*PROBLEM TO WORK ON*. Every record below should be written out exactly; pictures stay out.

*ENTRIES PROVIDED*.
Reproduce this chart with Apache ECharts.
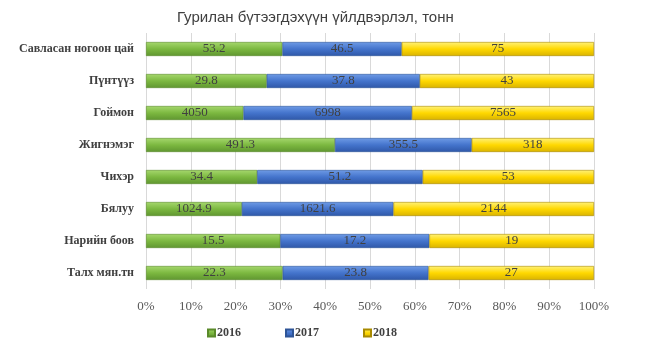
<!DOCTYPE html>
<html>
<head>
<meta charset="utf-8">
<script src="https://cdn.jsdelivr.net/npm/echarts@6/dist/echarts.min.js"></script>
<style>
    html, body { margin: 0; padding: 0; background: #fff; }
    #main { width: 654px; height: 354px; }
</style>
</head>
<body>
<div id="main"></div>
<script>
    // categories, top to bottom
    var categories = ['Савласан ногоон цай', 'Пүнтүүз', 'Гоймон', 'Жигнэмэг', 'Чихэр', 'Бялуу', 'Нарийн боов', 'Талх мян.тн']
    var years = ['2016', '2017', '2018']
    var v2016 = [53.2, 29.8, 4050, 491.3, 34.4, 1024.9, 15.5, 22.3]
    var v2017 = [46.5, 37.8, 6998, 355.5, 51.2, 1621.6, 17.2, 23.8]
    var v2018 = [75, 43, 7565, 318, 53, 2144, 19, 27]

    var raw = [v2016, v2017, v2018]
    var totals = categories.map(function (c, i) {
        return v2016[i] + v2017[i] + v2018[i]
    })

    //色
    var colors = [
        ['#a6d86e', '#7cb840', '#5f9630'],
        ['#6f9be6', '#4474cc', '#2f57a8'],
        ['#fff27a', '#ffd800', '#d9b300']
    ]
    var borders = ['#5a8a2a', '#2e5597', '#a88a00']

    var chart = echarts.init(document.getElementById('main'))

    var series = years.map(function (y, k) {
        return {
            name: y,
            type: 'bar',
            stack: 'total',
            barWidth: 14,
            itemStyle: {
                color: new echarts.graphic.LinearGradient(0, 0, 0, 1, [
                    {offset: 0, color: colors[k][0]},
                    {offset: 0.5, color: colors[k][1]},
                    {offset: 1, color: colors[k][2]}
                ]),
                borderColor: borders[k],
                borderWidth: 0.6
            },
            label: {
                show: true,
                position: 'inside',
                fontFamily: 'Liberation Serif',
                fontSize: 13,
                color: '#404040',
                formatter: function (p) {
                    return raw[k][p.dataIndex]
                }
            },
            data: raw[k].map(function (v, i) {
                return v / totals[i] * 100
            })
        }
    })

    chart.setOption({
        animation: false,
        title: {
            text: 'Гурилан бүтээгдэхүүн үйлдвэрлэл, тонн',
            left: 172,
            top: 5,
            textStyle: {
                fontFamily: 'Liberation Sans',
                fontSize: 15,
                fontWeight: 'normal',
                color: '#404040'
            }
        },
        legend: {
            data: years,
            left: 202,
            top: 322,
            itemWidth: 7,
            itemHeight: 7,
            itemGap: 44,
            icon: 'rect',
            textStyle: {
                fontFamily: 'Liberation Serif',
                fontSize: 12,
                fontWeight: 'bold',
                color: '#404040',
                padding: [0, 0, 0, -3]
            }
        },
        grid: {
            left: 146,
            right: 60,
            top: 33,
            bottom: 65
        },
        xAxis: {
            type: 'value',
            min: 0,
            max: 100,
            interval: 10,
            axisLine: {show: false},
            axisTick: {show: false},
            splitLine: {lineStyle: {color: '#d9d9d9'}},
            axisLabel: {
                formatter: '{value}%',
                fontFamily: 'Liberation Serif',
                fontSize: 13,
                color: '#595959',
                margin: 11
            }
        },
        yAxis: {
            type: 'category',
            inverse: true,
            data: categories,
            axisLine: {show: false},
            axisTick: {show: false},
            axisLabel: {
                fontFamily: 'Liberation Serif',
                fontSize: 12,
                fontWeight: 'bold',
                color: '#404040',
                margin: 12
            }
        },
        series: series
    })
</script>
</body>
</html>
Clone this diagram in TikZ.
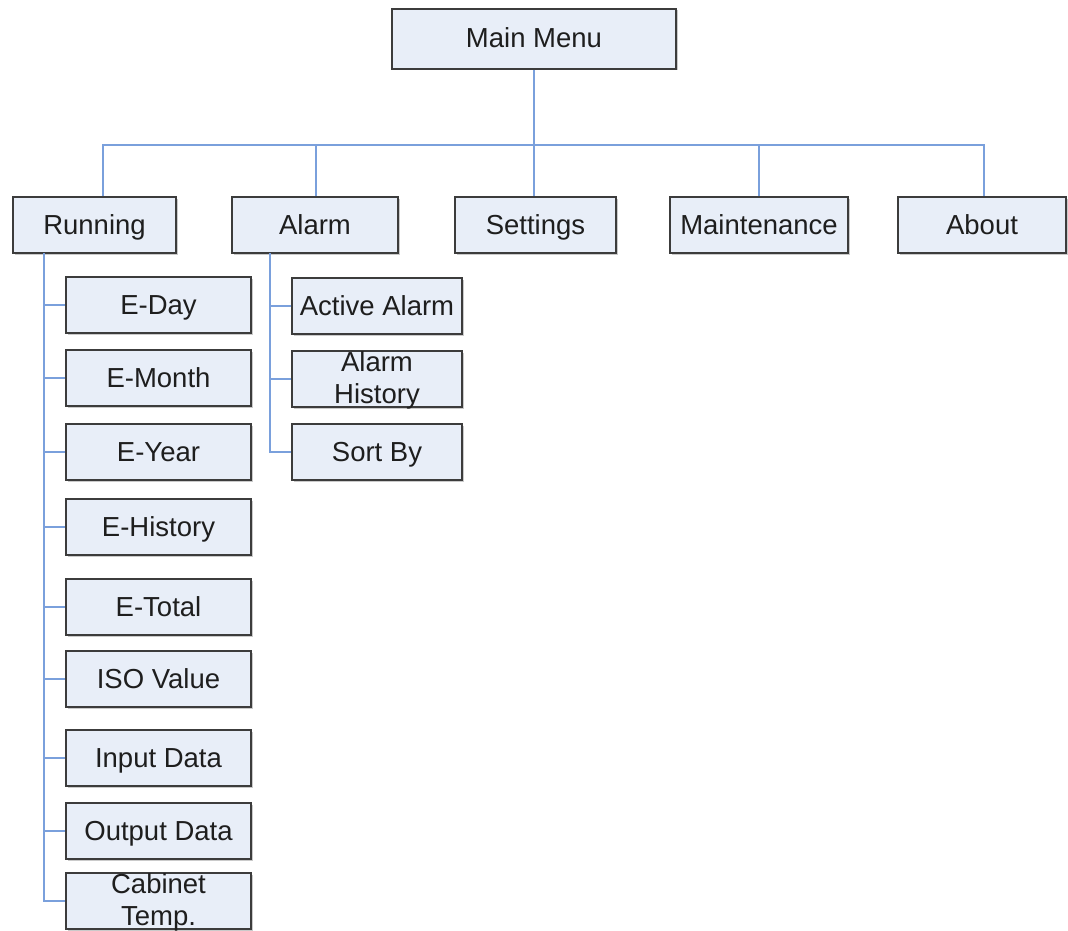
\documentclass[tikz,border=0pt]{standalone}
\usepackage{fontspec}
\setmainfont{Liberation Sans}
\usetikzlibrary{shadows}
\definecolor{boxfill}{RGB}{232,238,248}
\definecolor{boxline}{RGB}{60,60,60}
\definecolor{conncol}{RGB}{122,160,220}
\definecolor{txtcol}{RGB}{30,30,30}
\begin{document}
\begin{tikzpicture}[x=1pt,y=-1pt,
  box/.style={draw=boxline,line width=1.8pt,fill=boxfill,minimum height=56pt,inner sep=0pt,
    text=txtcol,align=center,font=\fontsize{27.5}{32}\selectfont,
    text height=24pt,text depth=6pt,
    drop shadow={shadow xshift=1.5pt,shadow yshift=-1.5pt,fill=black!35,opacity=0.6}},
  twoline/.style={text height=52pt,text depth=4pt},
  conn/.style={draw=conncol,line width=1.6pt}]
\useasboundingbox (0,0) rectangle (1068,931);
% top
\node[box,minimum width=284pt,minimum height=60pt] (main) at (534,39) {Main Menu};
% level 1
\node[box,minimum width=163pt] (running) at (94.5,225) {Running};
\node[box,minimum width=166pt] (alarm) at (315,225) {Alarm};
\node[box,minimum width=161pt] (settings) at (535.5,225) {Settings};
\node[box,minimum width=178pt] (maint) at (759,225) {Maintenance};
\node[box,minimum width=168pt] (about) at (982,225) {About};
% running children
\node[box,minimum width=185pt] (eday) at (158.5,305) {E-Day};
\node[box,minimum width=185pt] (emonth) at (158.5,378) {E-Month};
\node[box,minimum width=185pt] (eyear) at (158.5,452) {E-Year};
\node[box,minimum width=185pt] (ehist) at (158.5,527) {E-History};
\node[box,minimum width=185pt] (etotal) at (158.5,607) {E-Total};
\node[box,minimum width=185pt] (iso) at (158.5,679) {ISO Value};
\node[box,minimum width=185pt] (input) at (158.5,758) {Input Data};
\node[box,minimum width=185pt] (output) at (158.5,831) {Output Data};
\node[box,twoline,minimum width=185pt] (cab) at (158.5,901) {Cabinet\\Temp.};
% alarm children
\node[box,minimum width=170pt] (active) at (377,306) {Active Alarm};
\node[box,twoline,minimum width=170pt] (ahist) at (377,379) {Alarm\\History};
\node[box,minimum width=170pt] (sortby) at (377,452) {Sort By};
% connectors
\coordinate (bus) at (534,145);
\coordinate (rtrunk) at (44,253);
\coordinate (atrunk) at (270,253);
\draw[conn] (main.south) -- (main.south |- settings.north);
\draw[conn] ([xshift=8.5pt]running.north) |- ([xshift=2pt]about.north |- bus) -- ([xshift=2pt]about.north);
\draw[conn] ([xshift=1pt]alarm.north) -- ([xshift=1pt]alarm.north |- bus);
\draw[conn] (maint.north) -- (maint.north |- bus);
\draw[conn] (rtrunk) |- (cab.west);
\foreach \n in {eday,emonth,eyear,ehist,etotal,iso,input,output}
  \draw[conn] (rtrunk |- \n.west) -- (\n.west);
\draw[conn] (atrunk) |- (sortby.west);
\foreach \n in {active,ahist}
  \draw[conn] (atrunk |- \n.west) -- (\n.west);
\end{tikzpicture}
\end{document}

*PROBLEM SOLUTION*.
Reproduce this chart with Apache ECharts.
<!DOCTYPE html>
<html>
<head>
<meta charset="utf-8">
<script src="https://cdn.jsdelivr.net/npm/echarts@6/dist/echarts.min.js"></script>
<style>
    html, body { margin: 0; padding: 0; background: #fff; }
    #main { width: 654px; height: 354px; }
</style>
</head>
<body>
<div id="main"></div>
<script>
    // categories, top to bottom
    var categories = ['Савласан ногоон цай', 'Пүнтүүз', 'Гоймон', 'Жигнэмэг', 'Чихэр', 'Бялуу', 'Нарийн боов', 'Талх мян.тн']
    var years = ['2016', '2017', '2018']
    var v2016 = [53.2, 29.8, 4050, 491.3, 34.4, 1024.9, 15.5, 22.3]
    var v2017 = [46.5, 37.8, 6998, 355.5, 51.2, 1621.6, 17.2, 23.8]
    var v2018 = [75, 43, 7565, 318, 53, 2144, 19, 27]

    var raw = [v2016, v2017, v2018]
    var totals = categories.map(function (c, i) {
        return v2016[i] + v2017[i] + v2018[i]
    })

    //色
    var colors = [
        ['#a6d86e', '#7cb840', '#5f9630'],
        ['#6f9be6', '#4474cc', '#2f57a8'],
        ['#fff27a', '#ffd800', '#d9b300']
    ]
    var borders = ['#5a8a2a', '#2e5597', '#a88a00']

    var chart = echarts.init(document.getElementById('main'))

    var series = years.map(function (y, k) {
        return {
            name: y,
            type: 'bar',
            stack: 'total',
            barWidth: 14,
            itemStyle: {
                color: new echarts.graphic.LinearGradient(0, 0, 0, 1, [
                    {offset: 0, color: colors[k][0]},
                    {offset: 0.5, color: colors[k][1]},
                    {offset: 1, color: colors[k][2]}
                ]),
                borderColor: borders[k],
                borderWidth: 0.6
            },
            label: {
                show: true,
                position: 'inside',
                fontFamily: 'Liberation Serif',
                fontSize: 13,
                color: '#404040',
                formatter: function (p) {
                    return raw[k][p.dataIndex]
                }
            },
            data: raw[k].map(function (v, i) {
                return v / totals[i] * 100
            })
        }
    })

    chart.setOption({
        animation: false,
        title: {
            text: 'Гурилан бүтээгдэхүүн үйлдвэрлэл, тонн',
            left: 172,
            top: 5,
            textStyle: {
                fontFamily: 'Liberation Sans',
                fontSize: 15,
                fontWeight: 'normal',
                color: '#404040'
            }
        },
        legend: {
            data: years,
            left: 202,
            top: 322,
            itemWidth: 7,
            itemHeight: 7,
            itemGap: 44,
            icon: 'rect',
            textStyle: {
                fontFamily: 'Liberation Serif',
                fontSize: 12,
                fontWeight: 'bold',
                color: '#404040',
                padding: [0, 0, 0, -3]
            }
        },
        grid: {
            left: 146,
            right: 60,
            top: 33,
            bottom: 65
        },
        xAxis: {
            type: 'value',
            min: 0,
            max: 100,
            interval: 10,
            axisLine: {show: false},
            axisTick: {show: false},
            splitLine: {lineStyle: {color: '#d9d9d9'}},
            axisLabel: {
                formatter: '{value}%',
                fontFamily: 'Liberation Serif',
                fontSize: 13,
                color: '#595959',
                margin: 11
            }
        },
        yAxis: {
            type: 'category',
            inverse: true,
            data: categories,
            axisLine: {show: false},
            axisTick: {show: false},
            axisLabel: {
                fontFamily: 'Liberation Serif',
                fontSize: 12,
                fontWeight: 'bold',
                color: '#404040',
                margin: 12
            }
        },
        series: series
    })
</script>
</body>
</html>
Clone this diagram in TikZ.
\documentclass[tikz,border=0pt]{standalone}
\usepackage{fontspec}
\setmainfont{Liberation Sans}
\usetikzlibrary{shadows}
\definecolor{boxfill}{RGB}{232,238,248}
\definecolor{boxline}{RGB}{60,60,60}
\definecolor{conncol}{RGB}{122,160,220}
\definecolor{txtcol}{RGB}{30,30,30}
\begin{document}
\begin{tikzpicture}[x=1pt,y=-1pt,
  box/.style={draw=boxline,line width=1.8pt,fill=boxfill,minimum height=56pt,inner sep=0pt,
    text=txtcol,align=center,font=\fontsize{27.5}{32}\selectfont,
    text height=24pt,text depth=6pt,
    drop shadow={shadow xshift=1.5pt,shadow yshift=-1.5pt,fill=black!35,opacity=0.6}},
  twoline/.style={text height=52pt,text depth=4pt},
  conn/.style={draw=conncol,line width=1.6pt}]
\useasboundingbox (0,0) rectangle (1068,931);
% top
\node[box,minimum width=284pt,minimum height=60pt] (main) at (534,39) {Main Menu};
% level 1
\node[box,minimum width=163pt] (running) at (94.5,225) {Running};
\node[box,minimum width=166pt] (alarm) at (315,225) {Alarm};
\node[box,minimum width=161pt] (settings) at (535.5,225) {Settings};
\node[box,minimum width=178pt] (maint) at (759,225) {Maintenance};
\node[box,minimum width=168pt] (about) at (982,225) {About};
% running children
\node[box,minimum width=185pt] (eday) at (158.5,305) {E-Day};
\node[box,minimum width=185pt] (emonth) at (158.5,378) {E-Month};
\node[box,minimum width=185pt] (eyear) at (158.5,452) {E-Year};
\node[box,minimum width=185pt] (ehist) at (158.5,527) {E-History};
\node[box,minimum width=185pt] (etotal) at (158.5,607) {E-Total};
\node[box,minimum width=185pt] (iso) at (158.5,679) {ISO Value};
\node[box,minimum width=185pt] (input) at (158.5,758) {Input Data};
\node[box,minimum width=185pt] (output) at (158.5,831) {Output Data};
\node[box,twoline,minimum width=185pt] (cab) at (158.5,901) {Cabinet\\Temp.};
% alarm children
\node[box,minimum width=170pt] (active) at (377,306) {Active Alarm};
\node[box,twoline,minimum width=170pt] (ahist) at (377,379) {Alarm\\History};
\node[box,minimum width=170pt] (sortby) at (377,452) {Sort By};
% connectors
\coordinate (bus) at (534,145);
\coordinate (rtrunk) at (44,253);
\coordinate (atrunk) at (270,253);
\draw[conn] (main.south) -- (main.south |- settings.north);
\draw[conn] ([xshift=8.5pt]running.north) |- ([xshift=2pt]about.north |- bus) -- ([xshift=2pt]about.north);
\draw[conn] ([xshift=1pt]alarm.north) -- ([xshift=1pt]alarm.north |- bus);
\draw[conn] (maint.north) -- (maint.north |- bus);
\draw[conn] (rtrunk) |- (cab.west);
\foreach \n in {eday,emonth,eyear,ehist,etotal,iso,input,output}
  \draw[conn] (rtrunk |- \n.west) -- (\n.west);
\draw[conn] (atrunk) |- (sortby.west);
\foreach \n in {active,ahist}
  \draw[conn] (atrunk |- \n.west) -- (\n.west);
\end{tikzpicture}
\end{document}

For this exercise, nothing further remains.